From a recent paper:
Objectives: To evaluate the clinical effectiveness, safety, and cost of dexmedetomidine for the treatment of agitated delirium refractory to haloperidol in nonintubated critically ill patients.
Design: Nonrandomized, controlled trial.
Setting: Intensive care department of a tertiary care nonprofit hospital.
Patients: All consecutive admissions to a medical-surgical ICU with a diagnosis of agitated delirium.
Interventions: Initial haloperidol titration: all patients received IV bolus doses of haloperidol until agitation was controlled (Richmond Agitation Sedation Scale scoring range, 0 to −2) or reaching the maximum daily dose. Group comparison: patient responders to haloperidol (control group) were compared with nonresponders (dexmedetomidine group).
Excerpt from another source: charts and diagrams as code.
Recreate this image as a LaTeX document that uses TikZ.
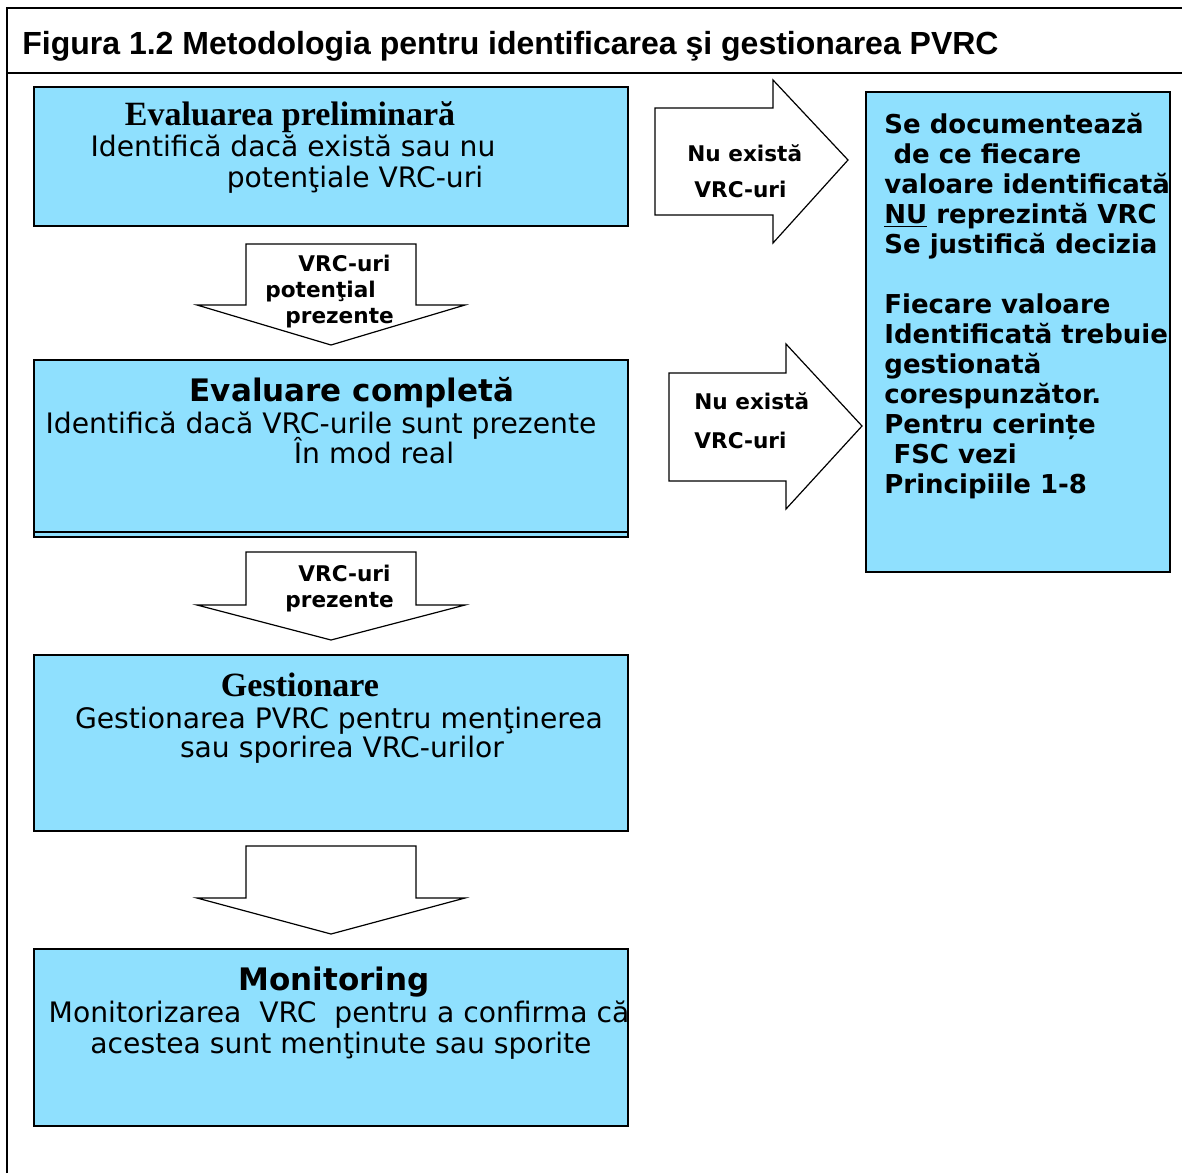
\documentclass[tikz,border=0pt]{standalone}
\usepackage{fontspec}
\setmainfont{DejaVu Sans}
\newfontfamily\titlefont{Liberation Sans}
\newfontfamily\headserif{Liberation Serif}
\usetikzlibrary{positioning}
\definecolor{boxblue}{RGB}{143,224,254}

\begin{document}
\begin{tikzpicture}[x=0.5pt, y=-0.5pt,
  box/.style={draw, line width=1pt, fill=boxblue, inner sep=0pt},
  barrow/.style={draw, fill=white, line width=0.6pt, line join=miter},
  head/.style={inner sep=0pt, yshift=-2pt, text height=1.5ex, text depth=.25ex, font=\headserif\bfseries\fontsize{17}{20}\selectfont},
  heads/.style={inner sep=0pt, yshift=-2.4pt, text height=1.5ex, text depth=.25ex, font=\bfseries\fontsize{15.5}{18}\selectfont},
  body/.style={inner sep=0pt, yshift=-2pt, text height=1.5ex, text depth=.25ex, font=\fontsize{14.1}{16}\selectfont},
  albl/.style={inner sep=0pt, yshift=-1pt, text height=1.5ex, text depth=.25ex, font=\bfseries\fontsize{10.8}{13}\selectfont}]
  \useasboundingbox (0,0) rectangle (1182,1173);
  % frame and title
  \draw[line width=1pt] (7,1173) -- (7,8) -- (1182,8);
  \draw[line width=1pt] (7,73) -- (1182,73);
  \node[inner sep=0pt, anchor=base west, font=\titlefont\bfseries\fontsize{16}{19}\selectfont] (title) at (22,54) {Figura 1.2 Metodologia pentru identificarea şi gestionarea PVRC};

  % left column
  \node[box, minimum width=297pt, minimum height=69.5pt] (prelim) at (331,156.5) {};
  \node[head] (prelimT) at (290,115) {Evaluarea preliminară};
  \node[body] (prelimA) at (293,146) {Identifică dacă există sau nu};
  \node[body] (prelimB) at (355,177) {potenţiale VRC-uri};

  \node[box, minimum width=297pt, minimum height=88.5pt] (complet) at (331,448.5) {};
  \draw[line width=0.6pt] (34,532) -- (628,532);
  \node[heads] (completT) at (352,390) {Evaluare completă};
  \node[body] (completA) at (321,423) {Identifică dacă VRC-urile sunt prezente};
  \node[body] (completB) at (374,453) {În mod real};

  \node[box, minimum width=297pt, minimum height=88pt] (gestiune) at (331,743) {};
  \node[head] (gestiuneT) at (300,686) {Gestionare};
  \node[body] (gestiuneA) at (339,718) {Gestionarea PVRC pentru menţinerea};
  \node[body] (gestiuneB) at (342,747) {sau sporirea VRC-urilor};

  \node[box, minimum width=297pt, minimum height=88.5pt] (monitor) at (331,1037.5) {};
  \node[heads] (monitorT) at (334,979) {Monitoring};
  \node[body] (monitorA) at (339,1012) {Monitorizarea \ VRC \ pentru a confirma că};
  \node[body] (monitorB) at (341,1043) {acestea sunt menţinute sau sporite};

  % down arrows
  \draw[barrow] (246,244) -- (416,244) -- (416,305) -- (465,305) -- (331,345) -- (197,305) -- (246,305) -- cycle;
  \node[albl, anchor=west] (d1a) at (298,263) {VRC-uri};
  \node[albl, anchor=west] (d1b) at (265,289) {potenţial};
  \node[albl, anchor=west] (d1c) at (285,315) {prezente};

  \draw[barrow] (246,552) -- (416,552) -- (416,605) -- (465,605) -- (331,640) -- (197,605) -- (246,605) -- cycle;
  \node[albl, anchor=west] (d2a) at (298,573) {VRC-uri};
  \node[albl, anchor=west] (d2b) at (285,599) {prezente};

  \draw[barrow] (246,846) -- (416,846) -- (416,898) -- (465,898) -- (331,934) -- (197,898) -- (246,898) -- cycle;

  % right arrows
  \draw[barrow] (655,108) -- (773,108) -- (773,80) -- (848,160) -- (773,243) -- (773,215) -- (655,215) -- cycle;
  \node[albl, anchor=west] (r1a) at (687,153) {Nu există};
  \node[albl, anchor=west] (r1b) at (694,189) {VRC-uri};

  \draw[barrow] (669,373) -- (786,373) -- (786,344) -- (862,426) -- (786,509) -- (786,481) -- (669,481) -- cycle;
  \node[albl, anchor=west] (r2a) at (694,401) {Nu există};
  \node[albl, anchor=west] (r2b) at (694,440) {VRC-uri};

  % right box
  \node[box, minimum width=152pt, minimum height=240pt] (decizie) at (1018,332) {};
  \node[inner sep=0pt, anchor=north west, align=left, font=\bfseries\fontsize{13}{15}\selectfont] (decizieT) at (884,113) {%
    Se documentează\\
    \hspace{0.35em}de ce fiecare\\
    valoare identificată\\
    \underline{NU} reprezintă VRC\\
    Se justifică decizia\\[15pt]
    Fiecare valoare\\
    Identificată trebuie\\
    gestionată\\
    corespunzător.\\
    Pentru cerințe\\
    \hspace{0.35em}FSC vezi\\
    Principiile 1-8};
\end{tikzpicture}
\end{document}
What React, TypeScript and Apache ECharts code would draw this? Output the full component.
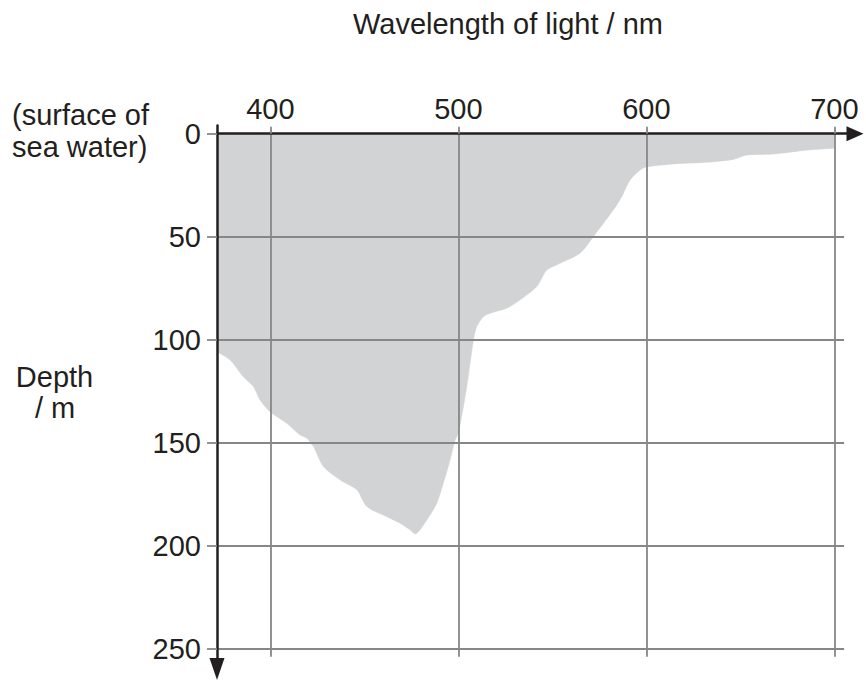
import React, { useEffect, useRef } from "react";
import * as echarts from "echarts";

// Penetration depth (m) of light by wavelength (nm)
const wavelengths = [
  371.6, 378.6, 385.6, 391.0, 394.5, 399.8, 408.7, 415.8, 419.4, 422.9, 428.2,
  437.1, 446.0, 451.3, 461.9, 469.0, 474.3, 477.0, 483.2, 488.5, 492.0, 495.6,
  498.3, 500.0, 504.5, 508.0, 509.8, 513.3, 516.9, 525.7, 532.8, 541.7, 547.0,
  552.3, 564.7, 571.8, 582.4, 586.9, 591.3, 596.6, 600.2, 614.4, 632.1, 646.3,
  653.4, 667.6, 685.3, 700.0,
];
const depths = [
  105.8, 109.8, 117.9, 122.7, 129.2, 134.9, 140.5, 146.2, 147.8, 151.8, 161.5,
  168.0, 172.8, 180.9, 185.8, 189.0, 192.2, 194.2, 187.4, 179.3, 169.6, 158.3,
  148.6, 145.3, 122.7, 100.1, 93.6, 88.8, 87.1, 84.7, 80.7, 74.2, 66.2,
  63.7, 58.0, 50.0, 37.1, 30.6, 22.5, 17.7, 16.1, 14.7, 13.9, 12.5,
  10.4, 9.9, 8.0, 7.1,
];
const xTickValues = [400, 500, 600, 700];
const yTickValues = [0, 50, 100, 150, 200, 250];
const xTitle = "Wavelength of light / nm";
const surfaceLines = ["(surface of", "sea water)"];
const yTitleLines = ["Depth", "/ m"];

export default function App() {
  const ref = useRef<HTMLDivElement>(null);
  useEffect(() => {
    const chart = echarts.init(ref.current!, null, { renderer: "svg" });
    const X_MIN = 371.6;
    const X_MAX = 711;
    const Y_MIN = -4;
    const Y_MAX = 259.7;
    const gridColor = "#878787";
    const ink = "#231f20";
    const font = "'Liberation Sans', Arial, Helvetica, sans-serif";
    const fs = 29;

    const markData: any[] = [
      ...xTickValues.map((v) => [{ coord: [v, 0] }, { coord: [v, 253.7] }]),
      ...yTickValues
        .filter((v) => v > 0)
        .map((v) => [{ coord: [X_MIN, v] }, { coord: [705.2, v] }]),
    ];

    const textStyle = (text: string, x: number, y: number, align: string) => ({
      type: "text",
      x,
      y,
      silent: true,
      style: {
        text,
        fontSize: fs,
        fontFamily: font,
        fill: ink,
        align,
        verticalAlign: "middle",
      },
    });

    chart.setOption({
      animation: false,
      backgroundColor: "#ffffff",
      grid: { left: 217, top: 125.4, width: 638, height: 543.6, containLabel: false },
      xAxis: {
        type: "value",
        position: "top",
        min: X_MIN,
        max: X_MAX,
        z: 10,
        axisLine: {
          show: true,
          onZero: true,
          symbol: ["none", "triangle"],
          symbolSize: [15, 17],
          lineStyle: { color: ink, width: 2.5 },
        },
        axisTick: {
          show: true,
          customValues: xTickValues,
          length: 7,
          inside: false,
          lineStyle: { color: gridColor, width: 1.8 },
        },
        axisLabel: {
          show: true,
          customValues: xTickValues,
          margin: 2,
          fontSize: fs,
          fontFamily: font,
          color: ink,
        },
        splitLine: { show: false },
      },
      yAxis: {
        type: "value",
        inverse: true,
        min: Y_MIN,
        max: Y_MAX,
        z: 10,
        axisLine: {
          show: true,
          onZero: false,
          symbol: ["triangle", "none"],
          symbolSize: [15, 22],
          lineStyle: { color: ink, width: 2.5 },
        },
        axisTick: {
          show: true,
          customValues: yTickValues,
          length: 10,
          inside: false,
          lineStyle: { color: gridColor, width: 1.8 },
        },
        axisLabel: {
          show: true,
          customValues: yTickValues,
          margin: 16,
          fontSize: fs,
          fontFamily: font,
          color: ink,
        },
        splitLine: { show: false },
      },
      series: [
        {
          type: "line",
          data: wavelengths.map((w, i) => [w, depths[i]]),
          symbol: "none",
          smooth: 0.25,
          silent: true,
          lineStyle: { width: 0.5, color: "#d1d3d4" },
          areaStyle: { color: "#d1d3d4", opacity: 1 },
          markLine: {
            silent: true,
            symbol: ["none", "none"],
            label: { show: false },
            lineStyle: { color: gridColor, width: 1.8, type: "solid" },
            emphasis: { disabled: true },
            data: markData,
          },
        },
      ],
      graphic: [
        textStyle(xTitle, 508, 24, "center"),
        textStyle(surfaceLines[0], 12, 115, "left"),
        textStyle(surfaceLines[1], 12, 146.7, "left"),
        textStyle(yTitleLines[0], 54.5, 376.7, "center"),
        textStyle(yTitleLines[1], 35, 408.3, "left"),
      ],
    });
    return () => chart.dispose();
  }, []);
  return (
    <div
      ref={ref}
      style={{ position: "absolute", left: 0, top: 0, width: 866, height: 681 }}
    />
  );
}
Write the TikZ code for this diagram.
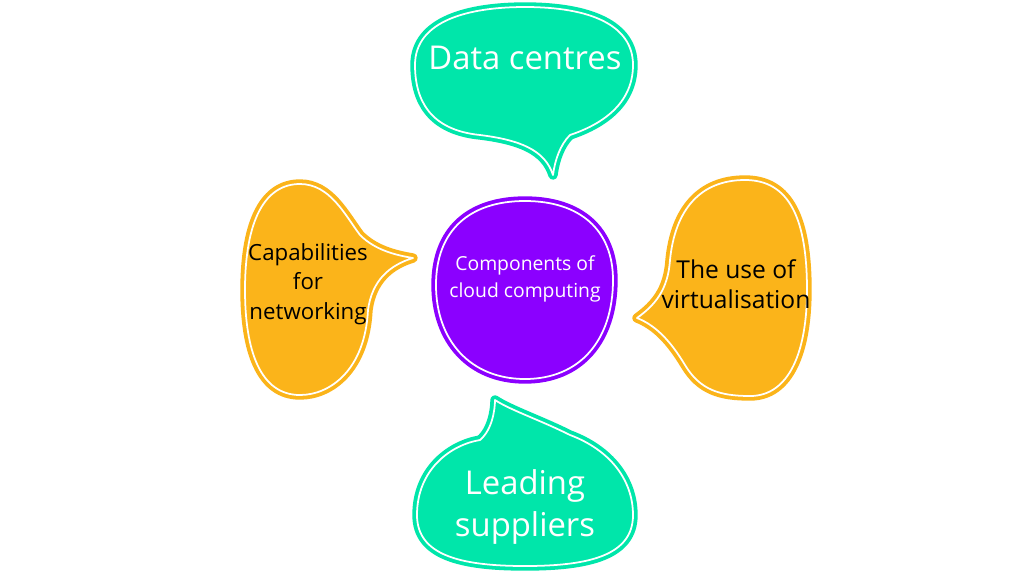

Measurements and Main Results: A total of 132 nonintubated patients were treated with haloperidol in the initial haloperidol titration phase. Forty-six patients (34.8%; 95% CI, 26.0–43.1%) did not respond to haloperidol, and 86 patients (65.2%; 95% CI, 56.3–73.0%) were responders. During the group comparison phase, dexmedetomidine achieved a higher percentage of time in satisfactory sedation levels than did haloperidol (92.7% [95% CI, 84.5–99.8%] vs 59.3% [95% CI, 48.6–69.3%], respectively; p = 0.0001). Haloperidol was associated with 10 cases (11.6% [95% CI, 6.5–21.2%]) of oversedation and two (2.0% [0.4–8%]) of corrected QT lengthening. Direct cost of dexmedetomidine was 17 times greater than haloperidol, but it achieved a mean savings of $4,370 per patient due to the reduction in length of ICU stay.
Conclusions: In the study conditions, dexmedetomidine shows to be useful as a rescue drug for treating agitation due to delirium in nonintubated patients in whom haloperidol has failed, and it seems to have a better effectiveness, safety, and cost-benefit profile than does haloperidol.